Set task => Don't include pictures. Quote the lines below from the first through the line that contains "df = pd.DataFrame(rows)".

Given information =>
--
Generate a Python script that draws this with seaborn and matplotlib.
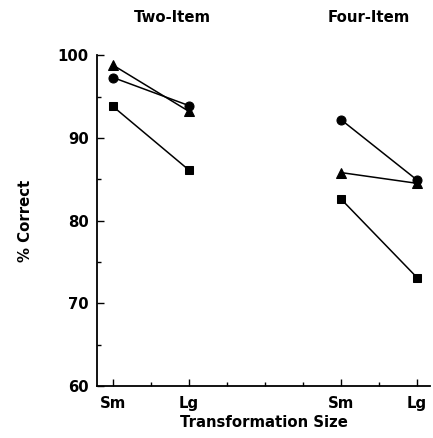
import matplotlib
matplotlib.use("Agg")
import matplotlib.pyplot as plt
import seaborn as sns
import pandas as pd

# Data
groups = ["Two-Item", "Four-Item"]
sizes = ["Sm", "Lg"]
circle_vals = [97.3, 93.9, 92.2, 84.9]
triangle_vals = [98.8, 93.2, 85.8, 84.5]
square_vals = [93.8, 86.1, 82.6, 73.1]
x_positions = [0, 2, 6, 8]
tick_labels = ["Sm", "Lg", "Sm", "Lg"]
y_ticks = [60, 70, 80, 90, 100]

rows = []
for cond, vals in [("circle", circle_vals), ("triangle", triangle_vals), ("square", square_vals)]:
    for i, v in enumerate(vals):
        rows.append({"cond": cond, "group": groups[i // 2], "x": x_positions[i], "pct": v})
df = pd.DataFrame(rows)

sns.set_style("ticks")
plt.rcParams['font.family'] = ['DejaVu Sans']
plt.rcParams.update({"text.color": "black", "axes.labelcolor": "black",
                     "xtick.color": "black", "ytick.color": "black",
                     "axes.edgecolor": "black"})

FS = 10.7
fig = plt.figure(figsize=(4.33, 4.38), dpi=100)
ax = fig.add_axes([0.224, 0.119, 0.769, 0.755])

markers = {"circle": "o", "triangle": "^", "square": "s"}
msize = {"circle": 6.5, "triangle": 7, "square": 6}
for cond in ["square", "triangle", "circle"]:
    for g in groups:
        sub = df[(df.cond == cond) & (df.group == g)]
        sns.lineplot(data=sub, x="x", y="pct", ax=ax, color="black", lw=1.1,
                     marker=markers[cond], markersize=msize[cond], markeredgecolor="black",
                     markerfacecolor="black", legend=False, estimator=None)

ax.set_xlim(-0.42, 8.34)
ax.set_ylim(60, 100)
ax.set_xticks(x_positions)
ax.set_xticklabels(tick_labels, fontsize=FS, fontweight="bold")
ax.set_xticks([1, 3, 4, 5, 7], minor=True)
ax.set_yticks(y_ticks)
ax.set_yticklabels([str(t) for t in y_ticks], fontsize=FS, fontweight="bold")
ax.set_yticks([65, 75, 85, 95], minor=True)
ax.tick_params(axis="both", which="major", direction="in", length=5, width=1, pad=6)
ax.tick_params(axis="both", which="minor", direction="in", length=3, width=1)
ax.tick_params(axis="x", which="major", pad=7)
ax.set_xlabel("Transformation Size", fontsize=FS, fontweight="bold", labelpad=3)
ax.set_ylabel("% Correct", fontsize=FS, fontweight="bold", labelpad=18)
for s in ["top", "right"]:
    ax.spines[s].set_visible(False)
ax.spines["left"].set_linewidth(1.3)
ax.spines["bottom"].set_linewidth(1.3)

fig.text(172 / 433, 1 - 18 / 438, "Two-Item", ha="center", va="center", fontsize=FS, fontweight="bold")
fig.text(369 / 433, 1 - 18 / 438, "Four-Item", ha="center", va="center", fontsize=FS, fontweight="bold")

fig.savefig("out.png", dpi=100)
--
Task result =>
Generate a Python script that draws this with seaborn and matplotlib.
import matplotlib
matplotlib.use("Agg")
import matplotlib.pyplot as plt
import seaborn as sns
import pandas as pd

# Data
groups = ["Two-Item", "Four-Item"]
sizes = ["Sm", "Lg"]
circle_vals = [97.3, 93.9, 92.2, 84.9]
triangle_vals = [98.8, 93.2, 85.8, 84.5]
square_vals = [93.8, 86.1, 82.6, 73.1]
x_positions = [0, 2, 6, 8]
tick_labels = ["Sm", "Lg", "Sm", "Lg"]
y_ticks = [60, 70, 80, 90, 100]

rows = []
for cond, vals in [("circle", circle_vals), ("triangle", triangle_vals), ("square", square_vals)]:
    for i, v in enumerate(vals):
        rows.append({"cond": cond, "group": groups[i // 2], "x": x_positions[i], "pct": v})
df = pd.DataFrame(rows)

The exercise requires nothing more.